━━ Materials provided

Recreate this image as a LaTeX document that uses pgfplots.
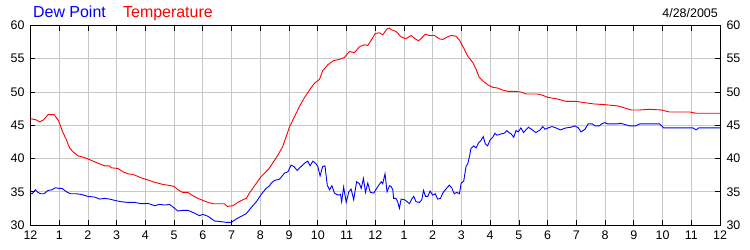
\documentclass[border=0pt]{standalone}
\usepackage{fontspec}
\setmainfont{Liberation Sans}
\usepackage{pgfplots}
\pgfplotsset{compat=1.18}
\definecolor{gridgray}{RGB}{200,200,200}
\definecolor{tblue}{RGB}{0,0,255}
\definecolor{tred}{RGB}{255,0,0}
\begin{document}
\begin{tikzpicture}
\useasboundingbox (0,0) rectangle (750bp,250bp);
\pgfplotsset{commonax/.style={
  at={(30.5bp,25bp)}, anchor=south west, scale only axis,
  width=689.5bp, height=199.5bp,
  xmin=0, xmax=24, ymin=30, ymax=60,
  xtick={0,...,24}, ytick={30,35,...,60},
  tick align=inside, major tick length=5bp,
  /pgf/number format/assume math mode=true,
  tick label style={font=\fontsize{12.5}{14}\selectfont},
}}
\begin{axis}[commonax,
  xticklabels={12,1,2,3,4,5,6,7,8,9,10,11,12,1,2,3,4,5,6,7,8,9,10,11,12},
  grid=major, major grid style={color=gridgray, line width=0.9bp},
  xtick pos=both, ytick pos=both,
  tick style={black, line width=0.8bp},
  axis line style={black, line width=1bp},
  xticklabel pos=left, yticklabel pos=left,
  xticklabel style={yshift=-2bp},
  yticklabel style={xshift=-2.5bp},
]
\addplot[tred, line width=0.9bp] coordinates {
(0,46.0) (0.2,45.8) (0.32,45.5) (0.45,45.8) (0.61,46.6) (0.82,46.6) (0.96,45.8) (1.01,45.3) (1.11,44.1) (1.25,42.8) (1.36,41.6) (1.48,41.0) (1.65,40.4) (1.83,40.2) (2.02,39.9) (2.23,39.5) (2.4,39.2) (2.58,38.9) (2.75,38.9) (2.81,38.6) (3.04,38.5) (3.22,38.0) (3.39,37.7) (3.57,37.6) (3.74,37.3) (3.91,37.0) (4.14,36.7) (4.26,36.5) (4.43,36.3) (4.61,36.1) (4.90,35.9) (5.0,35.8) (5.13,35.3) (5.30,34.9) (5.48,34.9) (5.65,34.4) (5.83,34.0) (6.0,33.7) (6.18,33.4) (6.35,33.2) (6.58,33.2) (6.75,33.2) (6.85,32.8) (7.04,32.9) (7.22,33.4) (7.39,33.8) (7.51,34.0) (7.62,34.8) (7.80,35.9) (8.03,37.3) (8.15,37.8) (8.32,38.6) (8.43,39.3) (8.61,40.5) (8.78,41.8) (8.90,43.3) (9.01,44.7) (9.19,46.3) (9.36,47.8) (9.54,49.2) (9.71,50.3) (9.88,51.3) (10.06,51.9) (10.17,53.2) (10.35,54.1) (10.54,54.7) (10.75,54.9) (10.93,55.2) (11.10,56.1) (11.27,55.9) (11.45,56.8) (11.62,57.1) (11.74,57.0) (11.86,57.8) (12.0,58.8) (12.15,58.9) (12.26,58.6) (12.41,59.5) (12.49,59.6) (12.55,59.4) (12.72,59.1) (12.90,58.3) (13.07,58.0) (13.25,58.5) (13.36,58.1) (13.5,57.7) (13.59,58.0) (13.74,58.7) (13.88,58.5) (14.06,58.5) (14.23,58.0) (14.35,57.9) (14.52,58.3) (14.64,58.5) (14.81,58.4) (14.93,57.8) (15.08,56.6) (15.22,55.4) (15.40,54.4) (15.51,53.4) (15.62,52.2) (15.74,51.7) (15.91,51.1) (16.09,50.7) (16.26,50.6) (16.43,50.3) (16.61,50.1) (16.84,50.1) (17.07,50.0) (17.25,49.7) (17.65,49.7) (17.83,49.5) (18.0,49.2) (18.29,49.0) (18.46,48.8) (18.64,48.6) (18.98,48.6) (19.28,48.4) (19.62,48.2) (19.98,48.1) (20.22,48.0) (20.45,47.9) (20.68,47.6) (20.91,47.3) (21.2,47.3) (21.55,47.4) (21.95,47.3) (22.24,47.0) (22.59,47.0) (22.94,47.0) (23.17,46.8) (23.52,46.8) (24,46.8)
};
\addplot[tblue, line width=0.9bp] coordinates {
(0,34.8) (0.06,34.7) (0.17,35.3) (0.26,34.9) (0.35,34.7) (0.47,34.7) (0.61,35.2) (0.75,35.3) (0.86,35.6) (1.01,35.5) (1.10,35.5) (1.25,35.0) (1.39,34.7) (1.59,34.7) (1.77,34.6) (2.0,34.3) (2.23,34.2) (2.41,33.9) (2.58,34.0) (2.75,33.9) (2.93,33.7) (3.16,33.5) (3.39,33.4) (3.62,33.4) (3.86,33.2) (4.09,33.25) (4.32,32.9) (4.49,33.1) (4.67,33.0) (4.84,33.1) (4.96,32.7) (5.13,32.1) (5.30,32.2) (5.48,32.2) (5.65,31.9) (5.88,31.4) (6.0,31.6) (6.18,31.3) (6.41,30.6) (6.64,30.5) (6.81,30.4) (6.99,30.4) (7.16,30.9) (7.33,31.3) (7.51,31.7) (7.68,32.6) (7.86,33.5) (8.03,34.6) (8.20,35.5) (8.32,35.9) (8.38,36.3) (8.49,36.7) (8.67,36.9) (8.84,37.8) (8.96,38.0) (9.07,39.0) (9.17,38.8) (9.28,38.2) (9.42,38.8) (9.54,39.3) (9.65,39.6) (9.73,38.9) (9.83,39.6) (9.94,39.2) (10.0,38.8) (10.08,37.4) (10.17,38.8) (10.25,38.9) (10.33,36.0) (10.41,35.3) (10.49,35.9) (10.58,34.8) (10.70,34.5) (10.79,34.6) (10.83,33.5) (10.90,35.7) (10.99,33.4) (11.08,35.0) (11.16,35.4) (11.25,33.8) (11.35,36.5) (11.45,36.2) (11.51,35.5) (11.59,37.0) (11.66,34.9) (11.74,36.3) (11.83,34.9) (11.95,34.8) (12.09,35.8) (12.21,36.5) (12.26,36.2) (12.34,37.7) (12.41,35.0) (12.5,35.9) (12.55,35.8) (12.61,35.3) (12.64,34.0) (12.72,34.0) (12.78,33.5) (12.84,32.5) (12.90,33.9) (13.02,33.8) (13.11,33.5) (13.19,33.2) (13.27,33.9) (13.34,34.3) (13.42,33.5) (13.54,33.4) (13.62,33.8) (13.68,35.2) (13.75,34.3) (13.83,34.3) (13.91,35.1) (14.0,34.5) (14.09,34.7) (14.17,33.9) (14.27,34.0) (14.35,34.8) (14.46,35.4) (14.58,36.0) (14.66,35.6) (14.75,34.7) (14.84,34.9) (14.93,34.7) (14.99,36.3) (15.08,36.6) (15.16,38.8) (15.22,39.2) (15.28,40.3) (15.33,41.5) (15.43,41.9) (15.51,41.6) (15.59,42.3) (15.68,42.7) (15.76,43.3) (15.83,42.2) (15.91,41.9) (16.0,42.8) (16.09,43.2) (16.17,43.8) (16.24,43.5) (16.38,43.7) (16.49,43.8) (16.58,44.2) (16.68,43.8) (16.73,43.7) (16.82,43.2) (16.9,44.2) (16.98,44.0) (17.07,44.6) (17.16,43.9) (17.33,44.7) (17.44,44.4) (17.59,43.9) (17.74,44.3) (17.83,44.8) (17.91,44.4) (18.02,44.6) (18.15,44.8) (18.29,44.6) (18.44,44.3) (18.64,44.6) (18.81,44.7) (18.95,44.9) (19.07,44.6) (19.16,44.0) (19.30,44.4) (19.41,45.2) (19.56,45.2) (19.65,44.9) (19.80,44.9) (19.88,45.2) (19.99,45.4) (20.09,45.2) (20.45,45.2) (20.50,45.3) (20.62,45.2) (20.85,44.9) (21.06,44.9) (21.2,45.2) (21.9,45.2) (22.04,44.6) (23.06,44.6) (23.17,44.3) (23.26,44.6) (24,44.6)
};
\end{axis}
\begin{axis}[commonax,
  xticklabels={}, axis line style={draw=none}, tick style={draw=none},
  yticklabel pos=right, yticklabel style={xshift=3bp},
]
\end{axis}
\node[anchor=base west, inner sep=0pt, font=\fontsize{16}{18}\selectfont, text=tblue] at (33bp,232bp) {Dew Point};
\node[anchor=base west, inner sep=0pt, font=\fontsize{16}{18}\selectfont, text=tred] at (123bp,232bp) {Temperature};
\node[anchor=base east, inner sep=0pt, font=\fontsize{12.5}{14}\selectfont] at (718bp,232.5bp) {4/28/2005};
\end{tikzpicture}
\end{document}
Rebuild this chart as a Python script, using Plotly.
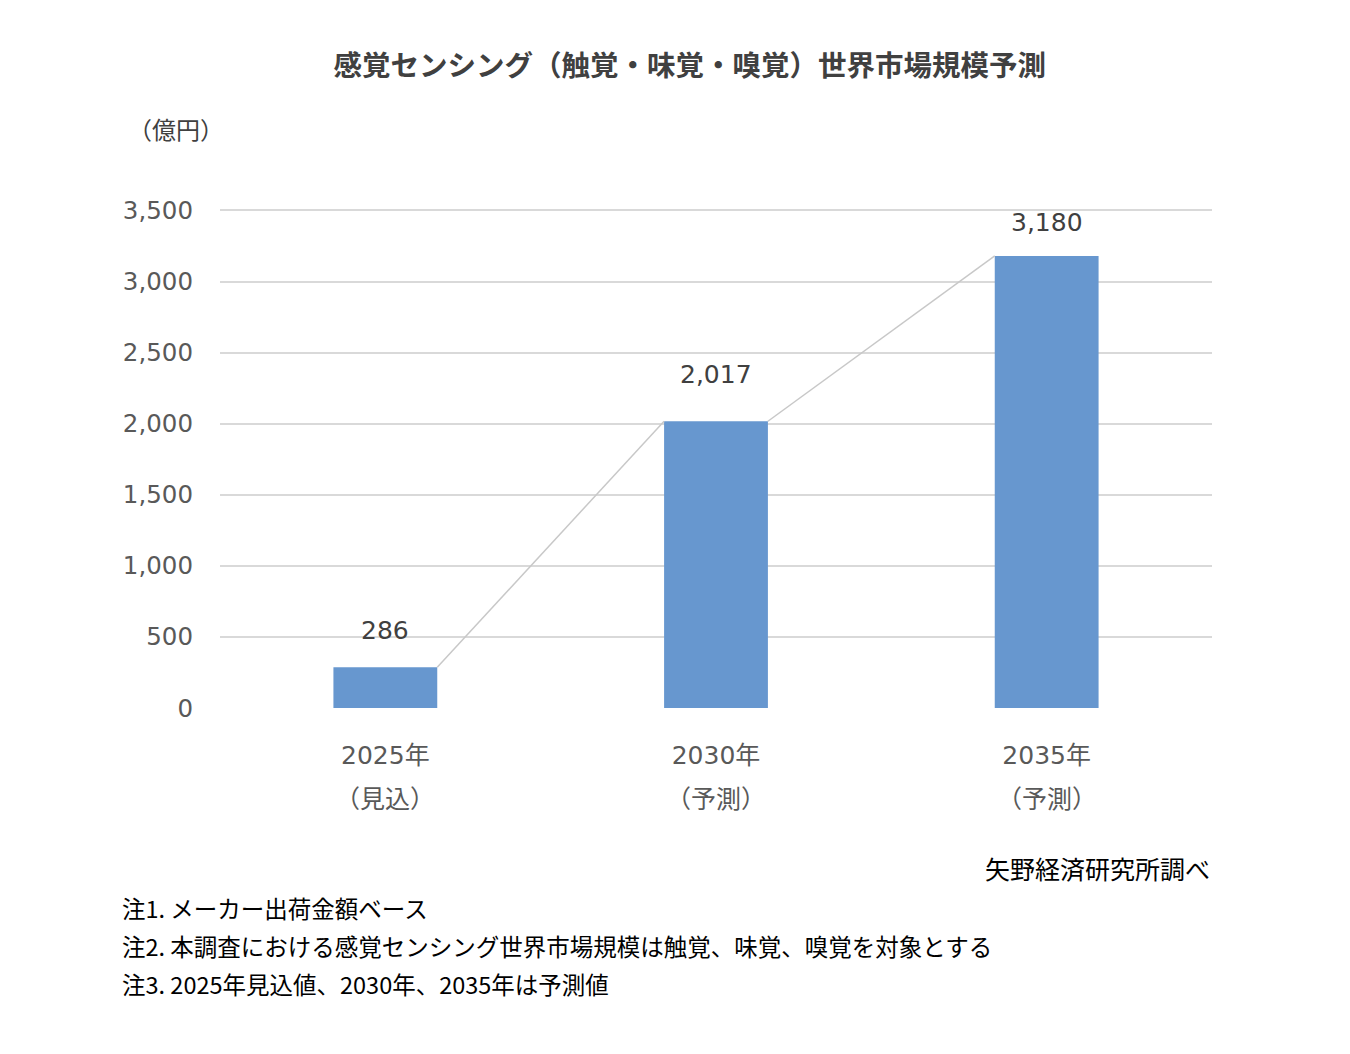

━━━━

> What to work on:
Which lines of the data above contain "this"? Copy each one.

> Response:
Recreate this image as a LaTeX document that uses pgfplots.
Rebuild this chart as a Python script, using Plotly.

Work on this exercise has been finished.